Pero decía que este poemario se astilla. Como si el agua fuera la sangre, este poemario la licúa, la punza. Llega la voz del padre, criado bajo el aleteo de pez, bajo su murmullo inaccesible, su lenguaje plateado, escamoso, que solo puede oírse bajo ese mismo manto: el de las lagunas. No aprendió el padre el código para llegar a la hija: Ya perdí mi nacimiento/ estoy lejos del origen/ y no me sé las respuesta, dirá. La hija daría todo por ser un elemento en el paisaje del padre: un jumecillo, un bosque de eucaliptus, un anzuelo, el pez escurridizo que lo llama: Después el agua/ como la cabeza de un recién nacido/ coronaba esa estepa y era/ tu regocijo/ padre/ tu dulzura volcada en el paisaje/ tu silencio todo. Pero en cambio, es piedra. No sabe, sin embargo, que su elemento terrestre la libera de aquel linaje, la hace rebelde y brava. Devuelve el gesto con ferocidad y una destreza : el cuchillo en la palabra afilado entre las mismas rocas: Así fueron esos días/ espumosos/ todo volcado al afuera/ ¿Adentro?/ un cuchillo.

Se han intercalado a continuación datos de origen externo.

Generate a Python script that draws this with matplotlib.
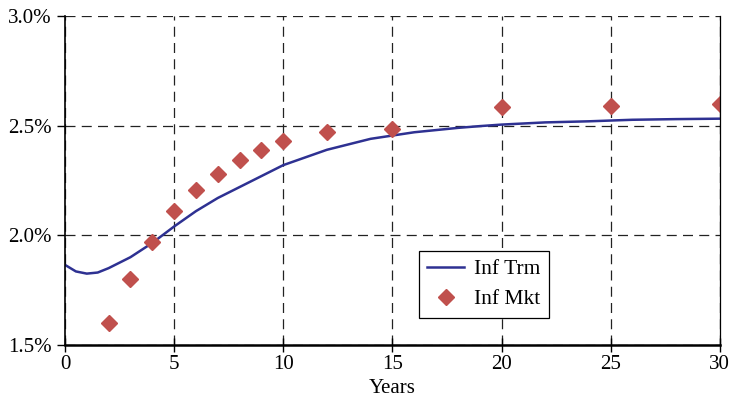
import numpy as np
import matplotlib.pyplot as plt
from matplotlib.ticker import FuncFormatter

# term structure curve (years, % )
trm_years = [0, 0.5, 1, 1.5, 2, 3, 4, 5, 6, 7, 8, 9, 10, 11, 12, 13, 14, 15, 16, 17, 18, 19, 20, 22, 24, 26, 28, 30]
trm_vals = [1.865, 1.835, 1.825, 1.83, 1.85, 1.90, 1.965, 2.04, 2.11, 2.17, 2.22, 2.27, 2.32, 2.355, 2.39, 2.415, 2.44, 2.455, 2.47, 2.48, 2.49, 2.498, 2.505, 2.515, 2.52, 2.527, 2.53, 2.532]

# market points
mkt_years = [2, 3, 4, 5, 6, 7, 8, 9, 10, 12, 15, 20, 25, 30]
mkt_vals = [1.60, 1.80, 1.97, 2.11, 2.205, 2.28, 2.345, 2.39, 2.43, 2.47, 2.485, 2.585, 2.59, 2.60]

plt.rcParams['font.family'] = ['Liberation Serif', 'DejaVu Serif']

fig = plt.figure(figsize=(7.3, 4.13), dpi=100)
ax = fig.add_axes([0.089, 0.165, 0.897, 0.796])

ax.plot(trm_years, trm_vals, color='#2e3192', lw=1.8, label='Inf Trm')
ax.plot(mkt_years, mkt_vals, 'D', color='#c0504d', ms=8, ls='none', label='Inf Mkt')

ax.set_xlim(0, 30)
ax.set_ylim(1.5, 3.0)
ax.set_xticks([0, 5, 10, 15, 20, 25, 30])
ax.set_yticks([1.5, 2.0, 2.5, 3.0])
ax.yaxis.set_major_formatter(FuncFormatter(lambda v, p: '%.1f%%' % v))
ax.grid(True, color='#222222', ls=(0, (8, 5)), lw=0.9)
ax.spines['top'].set_visible(False)
ax.spines['right'].set_linewidth(0.9)
ax.spines['left'].set_linewidth(1.2)
ax.spines['bottom'].set_linewidth(1.8)
ax.tick_params(axis='x', direction='inout', length=10, width=1, labelsize=15, pad=2)
ax.tick_params(axis='y', direction='out', length=6, width=1, labelsize=15)
ax.set_xlabel('Years', fontsize=15, labelpad=4)

leg = ax.legend(loc='upper left', bbox_to_anchor=(0.524, 0.319), fontsize=15.5,
                frameon=True, fancybox=False, edgecolor='black', framealpha=1,
                handlelength=1.7, borderpad=0.4, labelspacing=0.45, handletextpad=0.45)
leg.get_frame().set_linewidth(0.9)

fig.savefig('out.png', dpi=100)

Así fueron esos días y así, también, estos poemas. Pulidos, brillantes como las astillas, dolientes en la lengua, punzantes.

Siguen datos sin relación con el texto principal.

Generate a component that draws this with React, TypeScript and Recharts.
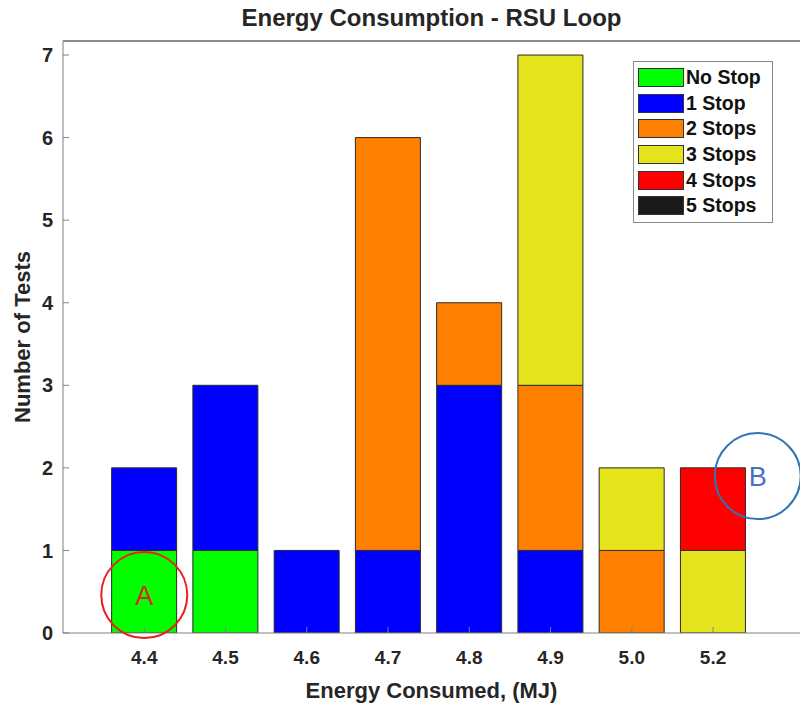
import {
  Bar,
  BarChart,
  Legend,
  ReferenceDot,
  XAxis,
  YAxis,
} from "recharts";

const energyLabels = ["4.4", "4.5", "4.6", "4.7", "4.8", "4.9", "5.0", "5.2"];
const noStop = [1, 1, 0, 0, 0, 0, 0, 0];
const oneStop = [1, 2, 1, 1, 3, 1, 0, 0];
const twoStops = [0, 0, 0, 5, 1, 2, 1, 0];
const threeStops = [0, 0, 0, 0, 0, 4, 1, 1];
const fourStops = [0, 0, 0, 0, 0, 0, 0, 1];
const fiveStops = [0, 0, 0, 0, 0, 0, 0, 0];

const seriesNames = ["No Stop", "1 Stop", "2 Stops", "3 Stops", "4 Stops", "5 Stops"];
const seriesColors = ["#00FF00", "#0000FF", "#FF8000", "#E5E41C", "#FF0000", "#1A1A1A"];
const seriesValues = [noStop, oneStop, twoStops, threeStops, fourStops, fiveStops];

const yTicks = [0, 1, 2, 3, 4, 5, 6, 7];

const data = energyLabels.map((label, i) => {
  const row: Record<string, number | string> = { pos: i + 1, label };
  seriesNames.forEach((name, s) => {
    row[name] = seriesValues[s][i];
  });
  return row;
});
const xTicks = data.map((d) => d.pos as number);

const FONT = "'Liberation Sans', Arial, sans-serif";
const TEXT = "#262626";

function LegendBox() {
  return (
    <div
      style={{
        border: "1px solid #8a8a8a",
        background: "#fff",
        padding: "3px 4px 3px 4px",
        fontFamily: FONT,
        fontWeight: "bold",
        fontSize: 19.5,
        color: "#111",
        width: 130,
      }}
    >
      {seriesNames.map((name, i) => (
        <div
          key={name}
          style={{ display: "flex", alignItems: "center", height: 25.6 }}
        >
          <span
            style={{
              display: "inline-block",
              width: 46,
              height: 19,
              background: seriesColors[i],
              border: "1px solid #333",
              boxSizing: "border-box",
              marginRight: 2,
            }}
          />
          <span>{name}</span>
        </div>
      ))}
    </div>
  );
}

export default function App() {
  return (
    <div
      style={{
        position: "absolute",
        left: 0,
        top: 0,
        width: 800,
        height: 704,
        background: "#fff",
        fontFamily: FONT,
      }}
    >
      <div
        style={{
          position: "absolute",
          top: 4,
          left: 63,
          width: 737,
          textAlign: "center",
          fontSize: 24,
          fontWeight: "bold",
          color: TEXT,
          fontFamily: FONT,
        }}
      >
        Energy Consumption - RSU Loop
      </div>
      <BarChart
        width={800}
        height={704}
        data={data}
        margin={{ top: 41, right: 0, left: 0, bottom: 0 }}
        barSize={65}
      >
        <XAxis
          dataKey="pos"
          type="number"
          domain={[0, 9.07]}
          ticks={xTicks}
          allowDataOverflow
          tickFormatter={(v: number) => energyLabels[v - 1]}
          height={71}
          tickSize={-6}
          tickMargin={24}
          stroke="#808080"
          tick={{ fill: TEXT, fontSize: 19, fontWeight: "bold", fontFamily: FONT }}
          label={{
            value: "Energy Consumed, (MJ)",
            position: "insideBottom",
            offset: 6,
            fill: TEXT,
            fontSize: 22,
            fontWeight: "bold",
            fontFamily: FONT,
          }}
        />
        <YAxis
          width={63}
          domain={[0, 7.17]}
          ticks={yTicks}
          allowDataOverflow
          tickSize={-6}
          tickMargin={16}
          stroke="#808080"
          tick={{ fill: TEXT, fontSize: 20, fontWeight: "bold", fontFamily: FONT }}
          label={{
            value: "Number of Tests",
            angle: -90,
            position: "insideLeft",
            offset: 22,
            style: { textAnchor: "middle" },
            fill: TEXT,
            fontSize: 22,
            fontWeight: "bold",
            fontFamily: FONT,
          }}
        />
        <Legend
          layout="vertical"
          align="center"
          verticalAlign="middle"
          content={() => <LegendBox />}
          wrapperStyle={{ position: "absolute", left: 633, top: 61, width: "auto" }}
        />
        {seriesNames.map((name, i) => (
          <Bar
            key={name}
            dataKey={name}
            stackId="stops"
            fill={seriesColors[i]}
            stroke="#2a2a2a"
            strokeWidth={1}
            isAnimationActive={false}
          />
        ))}
        <ReferenceDot
          x={1}
          y={0.46}
          r={43}
          fill="none"
          stroke="#E8211D"
          strokeWidth={2}
          ifOverflow="visible"
          label={{ value: "A", position: "center", fill: "#E0241F", fontSize: 27, fontFamily: FONT }}
        />
        <ReferenceDot
          x={8.55}
          y={1.9}
          r={43}
          fill="none"
          stroke="#2E75B6"
          strokeWidth={2}
          ifOverflow="visible"
          label={{ value: "B", position: "center", fill: "#4472C4", fontSize: 27, fontFamily: FONT }}
        />
      </BarChart>
      {/* top edge of the axes box, drawn over the chart */}
      <div
        style={{
          position: "absolute",
          top: 40,
          left: 63,
          width: 737,
          height: 2,
          background: "#8c8c8c",
          zIndex: 5,
        }}
      />
    </div>
  );
}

Tres fragmentos conforman este fractal: Sol estallado, la lengua del pez y Relicto. La hija que mira, el padre que se excusa, la hija que se desprende. Tres movimientos, tres brazadas en la espuma de la sangre.

 

IV

Hace algunos años, en una nota sobre el lenguaje inclusivo de El Gato y La Caja, leí la mejor analogía para pensar la lengua: un pez podría no saber que vive en el agua, hasta que salga de ella y se asfixie. La e o la x serían esas salidas, esas fracturas en el agua, es decir, en la lengua.

La voz del padre, en el poemario de Melisa Gnesutta, conoce solo la lengua del pez. Le ha venido, sin embargo, una hija  terrestre y en su nacimiento el padre ha quedado atrapado en la red del oxígeno. Padre e Hija no se entienden. Su lazo verbal está ajado, deshilachado como hilambres de tanza. Lo que pulsa, lo que pica en la caña de su lengua escueta, es un amor áspero, distante, que astilla a su vez la voz de la hija.

Es desde ese dolor que la hija enuncia. Enuncia y convoca el brillo: ese sol estallado también es suyo. Y lo reclama.

A diferencia de Perséfone, la hija no regresa al estanque. Convoca al sol en su desacato al padre.

Podemos enlazar este gesto en una genealogía de poetas a las que la que se une en su canto la voz de Melisa: Sharon Olds, Elena Anníbali. El amor hacia el padre es intrincado, áspero, a veces ausente. El edipo es brutal. A diferencia de Silvia Plath, más extrema – Papi: he tenido que matarte- nuestra poeta no pide la muerte, sino la fusta: Papá, voy a castigarte, dice con su boleadora de piedras esta hija.

 

V

Este verano fui a Villa Cañada del Sauce de vacaciones y pasé allí cuántos días resistió mi sueldo docente. El río Quillinzo es calmo y dorado. Es tibio. Las piedras relucientes se ven desde arriba. Es cuestión de nadar profundo y buscar la más hermosa. Ahora mismo, en el escritorio donde escribo, tengo de adorno una perfectamente redonda que extraje del cauce. Está manchada por las algas. Una mancha histórica que no quisiera borrar. Los días posteriores a mi llegada del viaje sentía olor a pescado en el cuarto. Era la piedra: apestaba. Temí que fuera un huevo cristalizado y que lo que acunara en mi escritorio fuera un lagarto o un animal mitológico. No ha nacido todavía. Pero sentí entonces su lengua, hedorosa, manifestando una ranura en el aire, hablando con el aroma. Es una piedra, como las de Melisa. Una piedra contra el lenguaje, contra la pesadumbre de los padres. Una piedra: brilla, se propulsa, convoca un poder.